Thank you for this. As you know I worship at St. Gregory’s in San Francisco, which, to mak e a long story short, does not use the BCP in its services. I found, when my parents were dying that I longed, LONGED for the language of the liturgy of my childhood. I can still say the pre-1978 Apostle’s Creed and certain sentences from the liturgy ring me like a bell- especially Rite I. They caress my ear and sidle in and I love to speak them. When I grew up it was still customary to memorize poetry. There is a reason we call knowing by memory “by heart”. And thank you for giving me a reason to LIKE a smartphone.

Love, Olivia

Laurel Cornell

The Angelus Revisited — what a wonderful idea! We already use our smartphones to create lots of “busy” times — what an excellent idea to use them to create some quiet time — and some community time.

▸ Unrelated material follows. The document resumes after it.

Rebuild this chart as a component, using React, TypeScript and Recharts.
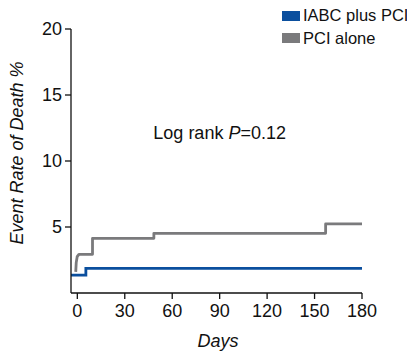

Good thinking!

Adam Wood

This is wonderful reflection.

Just a quick note, though, as it is a VERY common mistake-

The “traditional” Psalm 23 (or any of the Psalms) from earlier versions of the Book of Common Prayer is not from the King James Bible. The “traditional language” Psalter is the Coverdale Psalter. It predates (and influenced) the KJV.

This is (partially) the reason that the 1978 BCP does not use the (N)RSV or any other modern “scholarly” translation, but is instead it’s own translation intended for public worship (as opposed to private study). A similar thing can be seen in the English-speaking Roman Catholic liturgy, where the NAB or NRSV is used for everything except the Psalms, which typically come from the Grail Psalter.

I personally wish we used a more “liturgical” (that is, poetic) translation for the read lessons as well, but (alas) modernity has decided that the exact meaning (ha!) is the most important thing.

While not perfect, I think the 1978 BCP Psalter does a pretty good job of stradling the line between poetic and literal. It is my personal favorite translation of Psalm 22, particularly the end (which I have made publicly known I want on my tombstone).

Compare last three verse:

1978 BCP

To him alone all who sleep in the earth bow down in worship;

all who go down to the dust fall before him.

My soul shall live for him; my descendants shall serve him;

they shall be known as the LORD’S for ever.

They shall come and make known to a people yet unborn

the saving deeds that he has done.

Coverdale (1928 BCP, and all earlier)

All they that go down into the dust shall kneel before him; and no man hath quickened his own soul.

My seed shall serve him; they shall be counted unto the Lord for a generation.

They shall come, and shall declare his righteousness unto a people that shall be born, whom the Lord hath made.